┌────────
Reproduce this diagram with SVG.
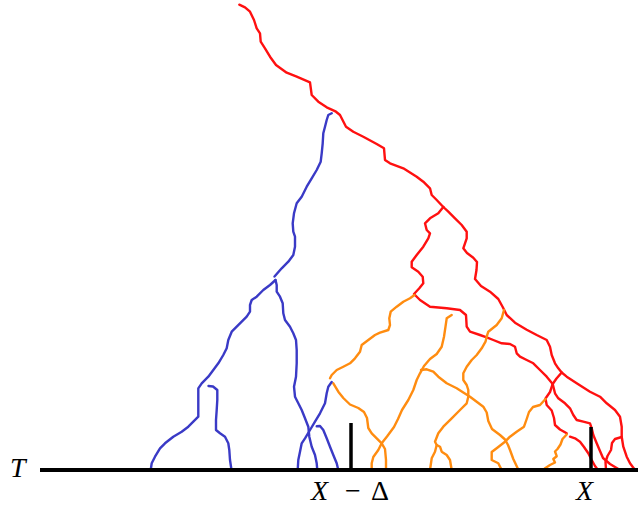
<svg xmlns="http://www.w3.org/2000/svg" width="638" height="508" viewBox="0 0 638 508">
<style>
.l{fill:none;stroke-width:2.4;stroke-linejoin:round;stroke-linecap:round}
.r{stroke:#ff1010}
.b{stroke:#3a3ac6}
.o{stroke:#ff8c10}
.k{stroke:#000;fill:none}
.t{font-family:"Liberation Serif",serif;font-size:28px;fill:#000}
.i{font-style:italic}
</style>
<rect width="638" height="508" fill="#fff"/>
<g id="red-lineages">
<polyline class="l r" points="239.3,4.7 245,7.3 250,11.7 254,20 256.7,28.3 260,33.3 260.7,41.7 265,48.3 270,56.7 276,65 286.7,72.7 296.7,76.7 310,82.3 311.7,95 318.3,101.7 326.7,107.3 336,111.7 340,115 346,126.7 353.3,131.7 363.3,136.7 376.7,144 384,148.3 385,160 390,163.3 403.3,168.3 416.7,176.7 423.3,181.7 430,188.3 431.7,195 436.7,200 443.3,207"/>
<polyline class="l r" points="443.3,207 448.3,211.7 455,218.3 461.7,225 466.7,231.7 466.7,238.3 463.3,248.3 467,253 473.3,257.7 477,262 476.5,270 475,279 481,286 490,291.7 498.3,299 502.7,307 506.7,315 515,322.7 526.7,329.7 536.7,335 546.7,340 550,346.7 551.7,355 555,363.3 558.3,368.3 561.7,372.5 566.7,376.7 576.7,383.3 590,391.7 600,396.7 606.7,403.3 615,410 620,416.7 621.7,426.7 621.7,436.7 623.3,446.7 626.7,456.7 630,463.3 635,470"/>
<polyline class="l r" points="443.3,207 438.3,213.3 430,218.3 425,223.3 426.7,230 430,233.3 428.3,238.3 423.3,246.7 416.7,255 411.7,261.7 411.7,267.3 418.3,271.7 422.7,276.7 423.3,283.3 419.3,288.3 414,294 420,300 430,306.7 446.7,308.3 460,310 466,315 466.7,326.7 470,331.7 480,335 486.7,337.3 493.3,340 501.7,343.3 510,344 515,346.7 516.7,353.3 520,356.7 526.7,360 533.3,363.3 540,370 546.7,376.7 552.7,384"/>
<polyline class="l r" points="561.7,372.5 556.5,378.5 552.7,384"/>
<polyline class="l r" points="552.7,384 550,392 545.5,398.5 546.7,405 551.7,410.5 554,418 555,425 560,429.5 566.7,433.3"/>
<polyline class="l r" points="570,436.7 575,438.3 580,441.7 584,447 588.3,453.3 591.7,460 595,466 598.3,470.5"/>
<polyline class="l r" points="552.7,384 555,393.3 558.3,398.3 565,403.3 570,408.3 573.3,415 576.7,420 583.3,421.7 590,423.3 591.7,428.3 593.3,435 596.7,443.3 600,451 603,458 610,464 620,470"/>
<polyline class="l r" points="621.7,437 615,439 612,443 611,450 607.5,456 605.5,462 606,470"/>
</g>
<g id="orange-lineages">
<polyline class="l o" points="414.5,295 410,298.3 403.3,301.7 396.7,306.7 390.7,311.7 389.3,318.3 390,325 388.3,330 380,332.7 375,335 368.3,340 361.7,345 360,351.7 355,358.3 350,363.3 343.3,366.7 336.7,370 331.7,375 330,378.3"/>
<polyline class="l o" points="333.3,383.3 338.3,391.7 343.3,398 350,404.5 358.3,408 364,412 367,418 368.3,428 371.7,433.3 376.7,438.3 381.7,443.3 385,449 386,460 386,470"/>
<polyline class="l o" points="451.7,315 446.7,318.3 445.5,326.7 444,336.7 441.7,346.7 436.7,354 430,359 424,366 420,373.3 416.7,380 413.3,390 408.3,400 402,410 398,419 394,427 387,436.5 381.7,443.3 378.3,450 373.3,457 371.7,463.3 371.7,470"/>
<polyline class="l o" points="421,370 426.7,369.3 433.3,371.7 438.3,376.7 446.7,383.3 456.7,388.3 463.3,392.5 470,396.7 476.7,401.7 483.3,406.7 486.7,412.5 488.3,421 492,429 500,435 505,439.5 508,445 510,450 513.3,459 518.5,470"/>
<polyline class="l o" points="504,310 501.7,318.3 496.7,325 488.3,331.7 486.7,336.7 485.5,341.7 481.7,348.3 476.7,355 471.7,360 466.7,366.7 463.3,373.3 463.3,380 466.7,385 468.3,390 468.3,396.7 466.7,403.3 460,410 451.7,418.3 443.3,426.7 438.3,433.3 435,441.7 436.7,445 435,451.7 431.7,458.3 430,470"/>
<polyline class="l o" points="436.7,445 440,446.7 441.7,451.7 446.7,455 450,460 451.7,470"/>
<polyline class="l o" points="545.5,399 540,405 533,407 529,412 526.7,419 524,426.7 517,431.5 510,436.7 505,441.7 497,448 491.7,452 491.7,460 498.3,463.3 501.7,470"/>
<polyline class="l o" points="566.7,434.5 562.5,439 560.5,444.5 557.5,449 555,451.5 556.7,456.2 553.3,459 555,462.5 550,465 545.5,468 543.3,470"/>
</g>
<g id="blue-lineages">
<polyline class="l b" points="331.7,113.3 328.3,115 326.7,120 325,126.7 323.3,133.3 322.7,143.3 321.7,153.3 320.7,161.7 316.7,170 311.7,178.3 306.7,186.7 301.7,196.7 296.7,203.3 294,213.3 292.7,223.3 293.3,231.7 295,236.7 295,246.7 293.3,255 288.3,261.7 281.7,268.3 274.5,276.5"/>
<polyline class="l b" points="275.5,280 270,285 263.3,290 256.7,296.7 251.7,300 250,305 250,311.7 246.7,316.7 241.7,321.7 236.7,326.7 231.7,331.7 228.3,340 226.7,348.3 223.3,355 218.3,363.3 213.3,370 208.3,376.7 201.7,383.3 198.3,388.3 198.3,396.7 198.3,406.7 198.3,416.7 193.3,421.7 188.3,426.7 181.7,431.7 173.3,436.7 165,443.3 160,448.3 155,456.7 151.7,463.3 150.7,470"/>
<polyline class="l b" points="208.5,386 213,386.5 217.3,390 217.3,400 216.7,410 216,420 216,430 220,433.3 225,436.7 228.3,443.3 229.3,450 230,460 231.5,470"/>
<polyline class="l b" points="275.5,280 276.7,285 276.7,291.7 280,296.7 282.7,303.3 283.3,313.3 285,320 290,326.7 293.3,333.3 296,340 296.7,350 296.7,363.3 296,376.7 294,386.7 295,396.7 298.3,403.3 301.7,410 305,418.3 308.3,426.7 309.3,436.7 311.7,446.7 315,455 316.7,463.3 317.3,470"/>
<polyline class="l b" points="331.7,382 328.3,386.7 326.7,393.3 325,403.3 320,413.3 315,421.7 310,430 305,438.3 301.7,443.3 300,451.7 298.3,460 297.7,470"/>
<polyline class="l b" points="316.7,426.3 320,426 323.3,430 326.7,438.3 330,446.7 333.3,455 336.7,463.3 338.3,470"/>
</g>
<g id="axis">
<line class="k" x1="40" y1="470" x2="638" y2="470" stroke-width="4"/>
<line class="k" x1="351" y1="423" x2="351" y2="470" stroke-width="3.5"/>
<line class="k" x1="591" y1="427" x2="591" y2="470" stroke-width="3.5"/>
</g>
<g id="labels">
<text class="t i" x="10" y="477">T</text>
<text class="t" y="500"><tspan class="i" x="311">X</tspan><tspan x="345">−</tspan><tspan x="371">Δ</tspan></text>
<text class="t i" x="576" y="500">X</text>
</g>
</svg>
└────────
## [Task details]
Write out the material above once more, exactly as it reads, with no pictures.

## [Answer to this task]
Reproduce this diagram with SVG.
<svg xmlns="http://www.w3.org/2000/svg" width="638" height="508" viewBox="0 0 638 508">
<style>
.l{fill:none;stroke-width:2.4;stroke-linejoin:round;stroke-linecap:round}
.r{stroke:#ff1010}
.b{stroke:#3a3ac6}
.o{stroke:#ff8c10}
.k{stroke:#000;fill:none}
.t{font-family:"Liberation Serif",serif;font-size:28px;fill:#000}
.i{font-style:italic}
</style>
<rect width="638" height="508" fill="#fff"/>
<g id="red-lineages">
<polyline class="l r" points="239.3,4.7 245,7.3 250,11.7 254,20 256.7,28.3 260,33.3 260.7,41.7 265,48.3 270,56.7 276,65 286.7,72.7 296.7,76.7 310,82.3 311.7,95 318.3,101.7 326.7,107.3 336,111.7 340,115 346,126.7 353.3,131.7 363.3,136.7 376.7,144 384,148.3 385,160 390,163.3 403.3,168.3 416.7,176.7 423.3,181.7 430,188.3 431.7,195 436.7,200 443.3,207"/>
<polyline class="l r" points="443.3,207 448.3,211.7 455,218.3 461.7,225 466.7,231.7 466.7,238.3 463.3,248.3 467,253 473.3,257.7 477,262 476.5,270 475,279 481,286 490,291.7 498.3,299 502.7,307 506.7,315 515,322.7 526.7,329.7 536.7,335 546.7,340 550,346.7 551.7,355 555,363.3 558.3,368.3 561.7,372.5 566.7,376.7 576.7,383.3 590,391.7 600,396.7 606.7,403.3 615,410 620,416.7 621.7,426.7 621.7,436.7 623.3,446.7 626.7,456.7 630,463.3 635,470"/>
<polyline class="l r" points="443.3,207 438.3,213.3 430,218.3 425,223.3 426.7,230 430,233.3 428.3,238.3 423.3,246.7 416.7,255 411.7,261.7 411.7,267.3 418.3,271.7 422.7,276.7 423.3,283.3 419.3,288.3 414,294 420,300 430,306.7 446.7,308.3 460,310 466,315 466.7,326.7 470,331.7 480,335 486.7,337.3 493.3,340 501.7,343.3 510,344 515,346.7 516.7,353.3 520,356.7 526.7,360 533.3,363.3 540,370 546.7,376.7 552.7,384"/>
<polyline class="l r" points="561.7,372.5 556.5,378.5 552.7,384"/>
<polyline class="l r" points="552.7,384 550,392 545.5,398.5 546.7,405 551.7,410.5 554,418 555,425 560,429.5 566.7,433.3"/>
<polyline class="l r" points="570,436.7 575,438.3 580,441.7 584,447 588.3,453.3 591.7,460 595,466 598.3,470.5"/>
<polyline class="l r" points="552.7,384 555,393.3 558.3,398.3 565,403.3 570,408.3 573.3,415 576.7,420 583.3,421.7 590,423.3 591.7,428.3 593.3,435 596.7,443.3 600,451 603,458 610,464 620,470"/>
<polyline class="l r" points="621.7,437 615,439 612,443 611,450 607.5,456 605.5,462 606,470"/>
</g>
<g id="orange-lineages">
<polyline class="l o" points="414.5,295 410,298.3 403.3,301.7 396.7,306.7 390.7,311.7 389.3,318.3 390,325 388.3,330 380,332.7 375,335 368.3,340 361.7,345 360,351.7 355,358.3 350,363.3 343.3,366.7 336.7,370 331.7,375 330,378.3"/>
<polyline class="l o" points="333.3,383.3 338.3,391.7 343.3,398 350,404.5 358.3,408 364,412 367,418 368.3,428 371.7,433.3 376.7,438.3 381.7,443.3 385,449 386,460 386,470"/>
<polyline class="l o" points="451.7,315 446.7,318.3 445.5,326.7 444,336.7 441.7,346.7 436.7,354 430,359 424,366 420,373.3 416.7,380 413.3,390 408.3,400 402,410 398,419 394,427 387,436.5 381.7,443.3 378.3,450 373.3,457 371.7,463.3 371.7,470"/>
<polyline class="l o" points="421,370 426.7,369.3 433.3,371.7 438.3,376.7 446.7,383.3 456.7,388.3 463.3,392.5 470,396.7 476.7,401.7 483.3,406.7 486.7,412.5 488.3,421 492,429 500,435 505,439.5 508,445 510,450 513.3,459 518.5,470"/>
<polyline class="l o" points="504,310 501.7,318.3 496.7,325 488.3,331.7 486.7,336.7 485.5,341.7 481.7,348.3 476.7,355 471.7,360 466.7,366.7 463.3,373.3 463.3,380 466.7,385 468.3,390 468.3,396.7 466.7,403.3 460,410 451.7,418.3 443.3,426.7 438.3,433.3 435,441.7 436.7,445 435,451.7 431.7,458.3 430,470"/>
<polyline class="l o" points="436.7,445 440,446.7 441.7,451.7 446.7,455 450,460 451.7,470"/>
<polyline class="l o" points="545.5,399 540,405 533,407 529,412 526.7,419 524,426.7 517,431.5 510,436.7 505,441.7 497,448 491.7,452 491.7,460 498.3,463.3 501.7,470"/>
<polyline class="l o" points="566.7,434.5 562.5,439 560.5,444.5 557.5,449 555,451.5 556.7,456.2 553.3,459 555,462.5 550,465 545.5,468 543.3,470"/>
</g>
<g id="blue-lineages">
<polyline class="l b" points="331.7,113.3 328.3,115 326.7,120 325,126.7 323.3,133.3 322.7,143.3 321.7,153.3 320.7,161.7 316.7,170 311.7,178.3 306.7,186.7 301.7,196.7 296.7,203.3 294,213.3 292.7,223.3 293.3,231.7 295,236.7 295,246.7 293.3,255 288.3,261.7 281.7,268.3 274.5,276.5"/>
<polyline class="l b" points="275.5,280 270,285 263.3,290 256.7,296.7 251.7,300 250,305 250,311.7 246.7,316.7 241.7,321.7 236.7,326.7 231.7,331.7 228.3,340 226.7,348.3 223.3,355 218.3,363.3 213.3,370 208.3,376.7 201.7,383.3 198.3,388.3 198.3,396.7 198.3,406.7 198.3,416.7 193.3,421.7 188.3,426.7 181.7,431.7 173.3,436.7 165,443.3 160,448.3 155,456.7 151.7,463.3 150.7,470"/>
<polyline class="l b" points="208.5,386 213,386.5 217.3,390 217.3,400 216.7,410 216,420 216,430 220,433.3 225,436.7 228.3,443.3 229.3,450 230,460 231.5,470"/>
<polyline class="l b" points="275.5,280 276.7,285 276.7,291.7 280,296.7 282.7,303.3 283.3,313.3 285,320 290,326.7 293.3,333.3 296,340 296.7,350 296.7,363.3 296,376.7 294,386.7 295,396.7 298.3,403.3 301.7,410 305,418.3 308.3,426.7 309.3,436.7 311.7,446.7 315,455 316.7,463.3 317.3,470"/>
<polyline class="l b" points="331.7,382 328.3,386.7 326.7,393.3 325,403.3 320,413.3 315,421.7 310,430 305,438.3 301.7,443.3 300,451.7 298.3,460 297.7,470"/>
<polyline class="l b" points="316.7,426.3 320,426 323.3,430 326.7,438.3 330,446.7 333.3,455 336.7,463.3 338.3,470"/>
</g>
<g id="axis">
<line class="k" x1="40" y1="470" x2="638" y2="470" stroke-width="4"/>
<line class="k" x1="351" y1="423" x2="351" y2="470" stroke-width="3.5"/>
<line class="k" x1="591" y1="427" x2="591" y2="470" stroke-width="3.5"/>
</g>
<g id="labels">
<text class="t i" x="10" y="477">T</text>
<text class="t" y="500"><tspan class="i" x="311">X</tspan><tspan x="345">−</tspan><tspan x="371">Δ</tspan></text>
<text class="t i" x="576" y="500">X</text>
</g>
</svg>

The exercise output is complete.